[Extracted entries]
>> start

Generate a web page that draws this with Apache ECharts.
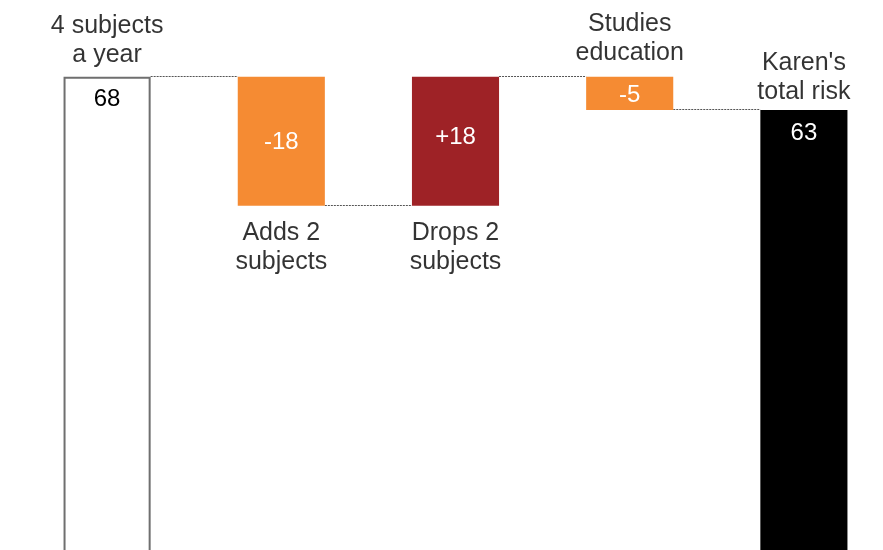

>> end
>> start

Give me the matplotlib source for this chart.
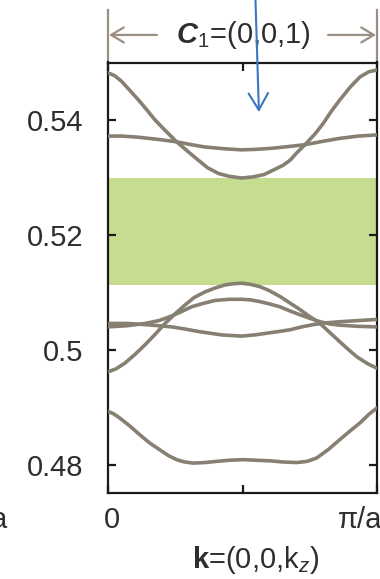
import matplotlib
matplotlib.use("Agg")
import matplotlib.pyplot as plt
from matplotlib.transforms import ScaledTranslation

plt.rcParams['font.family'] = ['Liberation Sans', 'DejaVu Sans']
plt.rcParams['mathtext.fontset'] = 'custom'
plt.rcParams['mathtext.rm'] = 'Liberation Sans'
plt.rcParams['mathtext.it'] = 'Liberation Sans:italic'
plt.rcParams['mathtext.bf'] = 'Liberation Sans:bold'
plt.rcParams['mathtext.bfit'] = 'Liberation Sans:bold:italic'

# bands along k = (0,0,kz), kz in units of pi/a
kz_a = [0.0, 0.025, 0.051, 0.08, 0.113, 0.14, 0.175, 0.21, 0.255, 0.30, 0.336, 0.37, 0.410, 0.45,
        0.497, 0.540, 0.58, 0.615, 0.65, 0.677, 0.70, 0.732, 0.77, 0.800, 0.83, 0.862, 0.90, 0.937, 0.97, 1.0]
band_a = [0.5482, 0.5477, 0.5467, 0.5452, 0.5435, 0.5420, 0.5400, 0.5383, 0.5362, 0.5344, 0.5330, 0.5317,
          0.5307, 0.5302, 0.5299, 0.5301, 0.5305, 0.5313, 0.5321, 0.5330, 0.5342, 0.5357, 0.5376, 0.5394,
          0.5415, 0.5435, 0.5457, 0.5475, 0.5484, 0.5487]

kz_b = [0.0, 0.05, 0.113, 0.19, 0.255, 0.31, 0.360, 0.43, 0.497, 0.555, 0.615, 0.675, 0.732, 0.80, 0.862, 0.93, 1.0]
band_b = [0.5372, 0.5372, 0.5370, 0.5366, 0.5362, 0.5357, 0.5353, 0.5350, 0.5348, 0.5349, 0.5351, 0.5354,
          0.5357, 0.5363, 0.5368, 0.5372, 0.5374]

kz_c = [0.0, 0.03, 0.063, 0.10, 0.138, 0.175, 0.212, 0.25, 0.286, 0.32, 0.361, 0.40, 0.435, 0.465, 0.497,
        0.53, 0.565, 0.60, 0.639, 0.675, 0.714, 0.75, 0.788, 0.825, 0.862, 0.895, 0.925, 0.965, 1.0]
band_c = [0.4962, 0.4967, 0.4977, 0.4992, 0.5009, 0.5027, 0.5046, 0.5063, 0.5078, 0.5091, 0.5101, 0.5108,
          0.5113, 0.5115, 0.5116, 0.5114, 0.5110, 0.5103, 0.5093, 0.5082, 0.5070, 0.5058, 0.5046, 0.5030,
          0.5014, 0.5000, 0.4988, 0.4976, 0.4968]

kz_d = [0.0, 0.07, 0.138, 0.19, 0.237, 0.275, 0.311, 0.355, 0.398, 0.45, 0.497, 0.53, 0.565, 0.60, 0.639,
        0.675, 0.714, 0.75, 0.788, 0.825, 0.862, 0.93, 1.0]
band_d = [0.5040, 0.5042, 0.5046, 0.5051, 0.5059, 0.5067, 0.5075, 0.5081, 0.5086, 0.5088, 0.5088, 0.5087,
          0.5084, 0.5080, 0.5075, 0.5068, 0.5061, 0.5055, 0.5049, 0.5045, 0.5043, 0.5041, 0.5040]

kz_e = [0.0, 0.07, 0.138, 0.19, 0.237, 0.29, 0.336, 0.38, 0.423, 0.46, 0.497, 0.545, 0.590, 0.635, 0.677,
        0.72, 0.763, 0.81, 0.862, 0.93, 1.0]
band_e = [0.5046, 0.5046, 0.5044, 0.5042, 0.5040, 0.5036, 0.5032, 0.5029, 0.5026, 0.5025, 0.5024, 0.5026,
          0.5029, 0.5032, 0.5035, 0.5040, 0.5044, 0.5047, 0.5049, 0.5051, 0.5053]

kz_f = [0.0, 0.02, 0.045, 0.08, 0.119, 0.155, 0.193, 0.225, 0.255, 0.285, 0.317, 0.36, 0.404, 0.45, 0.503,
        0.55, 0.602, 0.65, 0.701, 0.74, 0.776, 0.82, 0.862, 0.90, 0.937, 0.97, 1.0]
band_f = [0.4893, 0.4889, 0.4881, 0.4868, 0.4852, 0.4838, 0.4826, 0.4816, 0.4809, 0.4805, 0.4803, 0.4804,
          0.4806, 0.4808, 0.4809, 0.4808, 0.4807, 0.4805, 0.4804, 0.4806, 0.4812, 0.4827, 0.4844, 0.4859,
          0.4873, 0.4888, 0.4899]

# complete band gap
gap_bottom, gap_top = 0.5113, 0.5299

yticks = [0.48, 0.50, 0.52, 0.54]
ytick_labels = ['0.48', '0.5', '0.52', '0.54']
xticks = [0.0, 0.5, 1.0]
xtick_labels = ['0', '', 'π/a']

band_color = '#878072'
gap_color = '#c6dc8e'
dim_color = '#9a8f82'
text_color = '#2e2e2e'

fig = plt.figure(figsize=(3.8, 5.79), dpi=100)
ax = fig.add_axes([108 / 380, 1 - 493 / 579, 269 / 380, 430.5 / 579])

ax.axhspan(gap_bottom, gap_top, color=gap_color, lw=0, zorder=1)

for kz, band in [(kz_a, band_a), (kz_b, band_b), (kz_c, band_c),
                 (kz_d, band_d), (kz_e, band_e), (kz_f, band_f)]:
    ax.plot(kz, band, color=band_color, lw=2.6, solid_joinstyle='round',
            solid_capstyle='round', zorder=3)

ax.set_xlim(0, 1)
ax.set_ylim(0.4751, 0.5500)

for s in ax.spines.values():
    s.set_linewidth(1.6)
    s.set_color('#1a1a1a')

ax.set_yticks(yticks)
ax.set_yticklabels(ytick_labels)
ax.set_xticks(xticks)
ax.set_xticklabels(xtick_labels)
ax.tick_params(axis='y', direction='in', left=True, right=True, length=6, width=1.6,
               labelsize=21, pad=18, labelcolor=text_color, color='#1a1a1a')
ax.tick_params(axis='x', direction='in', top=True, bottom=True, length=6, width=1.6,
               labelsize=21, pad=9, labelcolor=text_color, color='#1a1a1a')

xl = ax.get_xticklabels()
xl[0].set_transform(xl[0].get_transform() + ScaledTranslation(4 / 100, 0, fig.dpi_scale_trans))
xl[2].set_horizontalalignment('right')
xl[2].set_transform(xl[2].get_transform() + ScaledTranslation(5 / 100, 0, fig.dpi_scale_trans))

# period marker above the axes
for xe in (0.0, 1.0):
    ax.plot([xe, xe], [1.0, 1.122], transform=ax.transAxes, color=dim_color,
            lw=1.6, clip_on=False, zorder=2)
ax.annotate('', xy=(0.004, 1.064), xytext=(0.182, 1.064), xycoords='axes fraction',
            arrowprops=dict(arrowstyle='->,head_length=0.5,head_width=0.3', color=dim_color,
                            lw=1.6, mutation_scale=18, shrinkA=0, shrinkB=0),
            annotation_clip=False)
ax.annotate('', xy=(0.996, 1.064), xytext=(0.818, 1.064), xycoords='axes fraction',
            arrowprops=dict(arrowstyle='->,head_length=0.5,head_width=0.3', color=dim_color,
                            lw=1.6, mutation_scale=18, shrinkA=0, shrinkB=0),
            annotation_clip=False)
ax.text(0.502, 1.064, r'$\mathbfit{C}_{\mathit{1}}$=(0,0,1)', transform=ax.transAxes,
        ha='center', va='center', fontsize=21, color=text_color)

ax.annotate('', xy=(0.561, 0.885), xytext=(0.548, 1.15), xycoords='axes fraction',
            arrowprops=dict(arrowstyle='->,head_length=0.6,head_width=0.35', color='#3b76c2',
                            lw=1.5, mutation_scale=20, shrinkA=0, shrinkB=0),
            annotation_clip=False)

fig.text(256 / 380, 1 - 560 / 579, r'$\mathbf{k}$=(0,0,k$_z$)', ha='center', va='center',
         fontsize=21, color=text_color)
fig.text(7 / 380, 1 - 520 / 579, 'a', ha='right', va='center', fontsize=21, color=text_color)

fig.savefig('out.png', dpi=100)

>> end

[Do this] Return each line in the records that holds the string "matplotlib".

[Output for this task]
Give me the matplotlib source for this chart.
import matplotlib
matplotlib.use("Agg")
import matplotlib.pyplot as plt
from matplotlib.transforms import ScaledTranslation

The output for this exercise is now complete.